DATA PROVIDED:
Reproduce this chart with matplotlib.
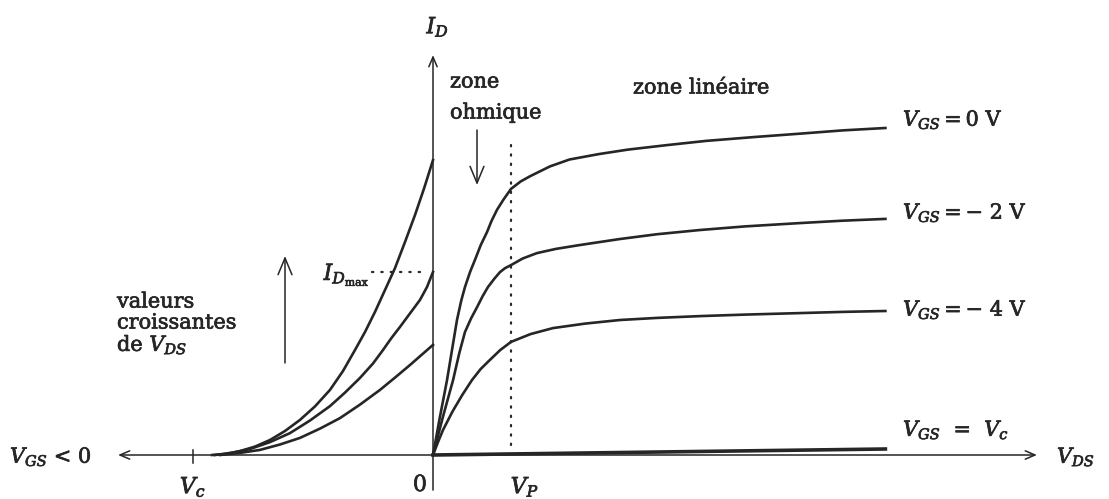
import matplotlib.pyplot as plt
from matplotlib.patches import FancyArrowPatch
import matplotlib.patheffects as pe

plt.rcParams['font.family'] = 'DejaVu Serif'
plt.rcParams['mathtext.fontset'] = 'dejavuserif'

INK = '#262626'
W, H = 1109, 499

# -----------------------------------------------------------
# Output characteristics I_D(V_DS) for each V_GS  (V, mA)
vds_0 = [0, 0.35, 0.72, 1.0, 1.23, 1.45, 1.64, 1.9, 2.15, 2.45, 2.77, 3.0, 3.28, 3.6, 4.0,
         4.5, 5.0, 6.0, 7.0, 8.5, 10.0, 12.0, 14.0, 16.5, 19.0, 21.0, 23.2]
id_0 = [0, 1.25, 2.5, 3.6, 4.5, 5.15, 5.6, 6.1, 6.5, 7.0, 7.43, 7.8, 8.17, 8.5, 8.87,
        9.12, 9.3, 9.62, 9.85, 10.03, 10.18, 10.33, 10.47, 10.6, 10.72, 10.82, 10.9]

vds_2 = [0, 0.5, 1.03, 1.35, 1.64, 1.95, 2.26, 2.55, 2.82, 3.15, 3.44, 3.7, 4.0, 4.6, 5.33,
         6.3, 7.54, 9.59, 11.5, 13.7, 16.0, 18.8, 21.0, 23.2]
id_2 = [0, 1.25, 2.5, 3.4, 4.1, 4.55, 4.93, 5.3, 5.6, 5.88, 6.1, 6.23, 6.33, 6.55, 6.73,
        6.87, 7.0, 7.2, 7.36, 7.5, 7.62, 7.73, 7.81, 7.87]

vds_4 = [0, 0.25, 0.51, 1.0, 1.5, 2.0, 2.45, 2.92, 3.45, 4.0, 5.0, 6.15, 7.8, 9.59, 11.5,
         13.7, 16.0, 18.8, 21.0, 23.2]
id_4 = [0, 0.42, 0.83, 1.45, 2.0, 2.5, 2.87, 3.17, 3.5, 3.77, 4.03, 4.23, 4.38, 4.5, 4.57,
        4.63, 4.68, 4.73, 4.77, 4.8]

vds_c = [0, 11.6, 23.2]
id_c = [0, 0.1, 0.2]

# Transfer characteristic I_D(V_GS) for increasing V_DS
vgs_a = [-5.525, -5.2, -4.825, -4.45, -4.075, -3.7, -3.325, -2.95, -2.575, -2.25, -1.95,
         -1.7, -1.45, -1.2, -0.95, -0.7, -0.45, -0.22, 0]
id_a = [0, 0.03, 0.13, 0.28, 0.5, 0.8, 1.17, 1.62, 2.17, 2.8, 3.5,
        4.1, 4.77, 5.5, 6.23, 7.1, 8.0, 8.9, 9.83]

vgs_b = [-5.45, -5.0, -4.575, -4.075, -3.575, -3.075, -2.575, -2.2, -1.825, -1.5, -1.25,
         -1.05, -0.825, -0.575, -0.325, -0.15, 0]
id_b = [0, 0.08, 0.2, 0.43, 0.73, 1.15, 1.63, 2.08, 2.57, 3.05, 3.5,
        3.88, 4.27, 4.72, 5.17, 5.6, 6.1]

vgs_c = [-5.325, -4.825, -4.325, -3.825, -3.325, -2.825, -2.325, -1.825, -1.325, -0.95,
         -0.575, -0.275, 0]
id_c2 = [0, 0.07, 0.17, 0.35, 0.57, 0.88, 1.23, 1.68, 2.17, 2.58,
         3.0, 3.35, 3.67]

V_C = -6.0
V_P = 4.0
ID_MAX = id_b[-1]

curve_labels = ['$V_{GS} = 0$ V', '$V_{GS} = -$ 2 V', '$V_{GS} = -$ 4 V',
                '$V_{GS}$  =  $V_c$']


def fig_xy(xp, yp):
    return xp / W, 1 - yp / H


# -----------------------------------------------------------
fig = plt.figure(figsize=(W / 100, H / 100), dpi=100)
fig.patch.set_facecolor('white')

# right half: V_DS scale, left half: V_GS scale, common I_D scale
x0 = 433
ax_r = fig.add_axes([0, 0, 1, 1])
ax_r.set_xlim(-x0 / 19.5, (W - x0) / 19.5)
ax_l = fig.add_axes([0, 0, 1, 1])
ax_l.set_xlim(-x0 / 40, (W - x0) / 40)
for ax in (ax_r, ax_l):
    ax.set_ylim(-(H - 455) / 30, 455 / 30)
    ax.axis('off')
    ax.patch.set_alpha(0)

# axes with arrows
ax_r.annotate('', xy=(30.97, 0), xytext=(-16.15, 0),
              arrowprops=dict(arrowstyle='<->,head_length=0.7,head_width=0.3',
                              color=INK, lw=1.1, shrinkA=0, shrinkB=0))
ax_r.annotate('', xy=(0, 13.33), xytext=(0, -1.17),
              arrowprops=dict(arrowstyle='->,head_length=0.7,head_width=0.3',
                              color=INK, lw=1.1, shrinkA=0, shrinkB=0))
ax_l.plot([V_C, V_C], [-0.27, 0.17], color=INK, lw=1.1)

# output curves
for vx, iy in [(vds_0, id_0), (vds_2, id_2), (vds_4, id_4)]:
    ax_r.plot(vx, iy, color=INK, lw=1.9, solid_joinstyle='round')
ax_r.plot(vds_c, id_c, color=INK, lw=2.6)

# transfer curves
for vx, iy in [(vgs_a, id_a), (vgs_b, id_b), (vgs_c, id_c2)]:
    ax_l.plot(vx, iy, color=INK, lw=1.9, solid_joinstyle='round')

# dotted guides
dots = dict(color=INK, lw=1.6, linestyle=(0, (0.6, 3.6)), dash_capstyle='round')
ax_r.plot([V_P, V_P], [0.33, 10.6], **dots)
ax_l.plot([-1.525, -0.15], [ID_MAX, ID_MAX], **dots)

# text, slightly thickened like printed ink
ink = [pe.withStroke(linewidth=0.5, foreground=INK)]
txt = dict(color=INK, fontsize=15, va='center', ha='left', path_effects=ink)
ctr = dict(color=INK, fontsize=16, va='center', ha='center', path_effects=ink)
for lab, yp in zip(curve_labels, [120, 213, 310, 430]):
    fig.text(*fig_xy(903, yp), lab, **txt)

fig.text(*fig_xy(438, 27), '$I_D$', **ctr)
fig.text(*fig_xy(1057, 457), '$V_{DS}$', **txt)
fig.text(*fig_xy(10, 457), '$V_{GS}$ < 0', **txt)
fig.text(*fig_xy(420, 485), '0', **ctr)
fig.text(*fig_xy(193, 487), '$V_c$', **ctr)
fig.text(*fig_xy(525, 487), '$V_P$', **ctr)
fig.text(*fig_xy(370, 275), r'$I_{D_{\mathrm{max}}}$', color=INK, fontsize=16,
         ha='right', va='center', path_effects=ink)

fig.text(*fig_xy(633, 88), 'zone linéaire', **txt)
fig.text(*fig_xy(450, 82), 'zone', **txt)
fig.text(*fig_xy(450, 113), 'ohmique', **txt)
fig.text(*fig_xy(117, 302), 'valeurs', **txt)
fig.text(*fig_xy(117, 323), 'croissantes', **txt)
fig.text(*fig_xy(117, 345), 'de $V_{DS}$', **txt)

# annotation arrows
arr = dict(arrowstyle='->,head_length=0.6,head_width=0.25', color=INK, lw=1.1,
           shrinkA=0, shrinkB=0, transform=fig.transFigure, mutation_scale=20)
fig.add_artist(FancyArrowPatch(fig_xy(477, 130), fig_xy(477, 185), **arr))
fig.add_artist(FancyArrowPatch(fig_xy(285, 363), fig_xy(285, 256), **arr))

fig.savefig('out.png', dpi=100, facecolor='white')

EXERCISE GOAL: Transcribe the listing in full. Omit the pictures and keep every line exact.

TASK OUTPUT:
Reproduce this chart with matplotlib.
import matplotlib.pyplot as plt
from matplotlib.patches import FancyArrowPatch
import matplotlib.patheffects as pe

plt.rcParams['font.family'] = 'DejaVu Serif'
plt.rcParams['mathtext.fontset'] = 'dejavuserif'

INK = '#262626'
W, H = 1109, 499

# -----------------------------------------------------------
# Output characteristics I_D(V_DS) for each V_GS  (V, mA)
vds_0 = [0, 0.35, 0.72, 1.0, 1.23, 1.45, 1.64, 1.9, 2.15, 2.45, 2.77, 3.0, 3.28, 3.6, 4.0,
         4.5, 5.0, 6.0, 7.0, 8.5, 10.0, 12.0, 14.0, 16.5, 19.0, 21.0, 23.2]
id_0 = [0, 1.25, 2.5, 3.6, 4.5, 5.15, 5.6, 6.1, 6.5, 7.0, 7.43, 7.8, 8.17, 8.5, 8.87,
        9.12, 9.3, 9.62, 9.85, 10.03, 10.18, 10.33, 10.47, 10.6, 10.72, 10.82, 10.9]

vds_2 = [0, 0.5, 1.03, 1.35, 1.64, 1.95, 2.26, 2.55, 2.82, 3.15, 3.44, 3.7, 4.0, 4.6, 5.33,
         6.3, 7.54, 9.59, 11.5, 13.7, 16.0, 18.8, 21.0, 23.2]
id_2 = [0, 1.25, 2.5, 3.4, 4.1, 4.55, 4.93, 5.3, 5.6, 5.88, 6.1, 6.23, 6.33, 6.55, 6.73,
        6.87, 7.0, 7.2, 7.36, 7.5, 7.62, 7.73, 7.81, 7.87]

vds_4 = [0, 0.25, 0.51, 1.0, 1.5, 2.0, 2.45, 2.92, 3.45, 4.0, 5.0, 6.15, 7.8, 9.59, 11.5,
         13.7, 16.0, 18.8, 21.0, 23.2]
id_4 = [0, 0.42, 0.83, 1.45, 2.0, 2.5, 2.87, 3.17, 3.5, 3.77, 4.03, 4.23, 4.38, 4.5, 4.57,
        4.63, 4.68, 4.73, 4.77, 4.8]

vds_c = [0, 11.6, 23.2]
id_c = [0, 0.1, 0.2]

# Transfer characteristic I_D(V_GS) for increasing V_DS
vgs_a = [-5.525, -5.2, -4.825, -4.45, -4.075, -3.7, -3.325, -2.95, -2.575, -2.25, -1.95,
         -1.7, -1.45, -1.2, -0.95, -0.7, -0.45, -0.22, 0]
id_a = [0, 0.03, 0.13, 0.28, 0.5, 0.8, 1.17, 1.62, 2.17, 2.8, 3.5,
        4.1, 4.77, 5.5, 6.23, 7.1, 8.0, 8.9, 9.83]

vgs_b = [-5.45, -5.0, -4.575, -4.075, -3.575, -3.075, -2.575, -2.2, -1.825, -1.5, -1.25,
         -1.05, -0.825, -0.575, -0.325, -0.15, 0]
id_b = [0, 0.08, 0.2, 0.43, 0.73, 1.15, 1.63, 2.08, 2.57, 3.05, 3.5,
        3.88, 4.27, 4.72, 5.17, 5.6, 6.1]

vgs_c = [-5.325, -4.825, -4.325, -3.825, -3.325, -2.825, -2.325, -1.825, -1.325, -0.95,
         -0.575, -0.275, 0]
id_c2 = [0, 0.07, 0.17, 0.35, 0.57, 0.88, 1.23, 1.68, 2.17, 2.58,
         3.0, 3.35, 3.67]

V_C = -6.0
V_P = 4.0
ID_MAX = id_b[-1]

curve_labels = ['$V_{GS} = 0$ V', '$V_{GS} = -$ 2 V', '$V_{GS} = -$ 4 V',
                '$V_{GS}$  =  $V_c$']


def fig_xy(xp, yp):
    return xp / W, 1 - yp / H


# -----------------------------------------------------------
fig = plt.figure(figsize=(W / 100, H / 100), dpi=100)
fig.patch.set_facecolor('white')

# right half: V_DS scale, left half: V_GS scale, common I_D scale
x0 = 433
ax_r = fig.add_axes([0, 0, 1, 1])
ax_r.set_xlim(-x0 / 19.5, (W - x0) / 19.5)
ax_l = fig.add_axes([0, 0, 1, 1])
ax_l.set_xlim(-x0 / 40, (W - x0) / 40)
for ax in (ax_r, ax_l):
    ax.set_ylim(-(H - 455) / 30, 455 / 30)
    ax.axis('off')
    ax.patch.set_alpha(0)

# axes with arrows
ax_r.annotate('', xy=(30.97, 0), xytext=(-16.15, 0),
              arrowprops=dict(arrowstyle='<->,head_length=0.7,head_width=0.3',
                              color=INK, lw=1.1, shrinkA=0, shrinkB=0))
ax_r.annotate('', xy=(0, 13.33), xytext=(0, -1.17),
              arrowprops=dict(arrowstyle='->,head_length=0.7,head_width=0.3',
                              color=INK, lw=1.1, shrinkA=0, shrinkB=0))
ax_l.plot([V_C, V_C], [-0.27, 0.17], color=INK, lw=1.1)

# output curves
for vx, iy in [(vds_0, id_0), (vds_2, id_2), (vds_4, id_4)]:
    ax_r.plot(vx, iy, color=INK, lw=1.9, solid_joinstyle='round')
ax_r.plot(vds_c, id_c, color=INK, lw=2.6)

# transfer curves
for vx, iy in [(vgs_a, id_a), (vgs_b, id_b), (vgs_c, id_c2)]:
    ax_l.plot(vx, iy, color=INK, lw=1.9, solid_joinstyle='round')

# dotted guides
dots = dict(color=INK, lw=1.6, linestyle=(0, (0.6, 3.6)), dash_capstyle='round')
ax_r.plot([V_P, V_P], [0.33, 10.6], **dots)
ax_l.plot([-1.525, -0.15], [ID_MAX, ID_MAX], **dots)

# text, slightly thickened like printed ink
ink = [pe.withStroke(linewidth=0.5, foreground=INK)]
txt = dict(color=INK, fontsize=15, va='center', ha='left', path_effects=ink)
ctr = dict(color=INK, fontsize=16, va='center', ha='center', path_effects=ink)
for lab, yp in zip(curve_labels, [120, 213, 310, 430]):
    fig.text(*fig_xy(903, yp), lab, **txt)

fig.text(*fig_xy(438, 27), '$I_D$', **ctr)
fig.text(*fig_xy(1057, 457), '$V_{DS}$', **txt)
fig.text(*fig_xy(10, 457), '$V_{GS}$ < 0', **txt)
fig.text(*fig_xy(420, 485), '0', **ctr)
fig.text(*fig_xy(193, 487), '$V_c$', **ctr)
fig.text(*fig_xy(525, 487), '$V_P$', **ctr)
fig.text(*fig_xy(370, 275), r'$I_{D_{\mathrm{max}}}$', color=INK, fontsize=16,
         ha='right', va='center', path_effects=ink)

fig.text(*fig_xy(633, 88), 'zone linéaire', **txt)
fig.text(*fig_xy(450, 82), 'zone', **txt)
fig.text(*fig_xy(450, 113), 'ohmique', **txt)
fig.text(*fig_xy(117, 302), 'valeurs', **txt)
fig.text(*fig_xy(117, 323), 'croissantes', **txt)
fig.text(*fig_xy(117, 345), 'de $V_{DS}$', **txt)

# annotation arrows
arr = dict(arrowstyle='->,head_length=0.6,head_width=0.25', color=INK, lw=1.1,
           shrinkA=0, shrinkB=0, transform=fig.transFigure, mutation_scale=20)
fig.add_artist(FancyArrowPatch(fig_xy(477, 130), fig_xy(477, 185), **arr))
fig.add_artist(FancyArrowPatch(fig_xy(285, 363), fig_xy(285, 256), **arr))

fig.savefig('out.png', dpi=100, facecolor='white')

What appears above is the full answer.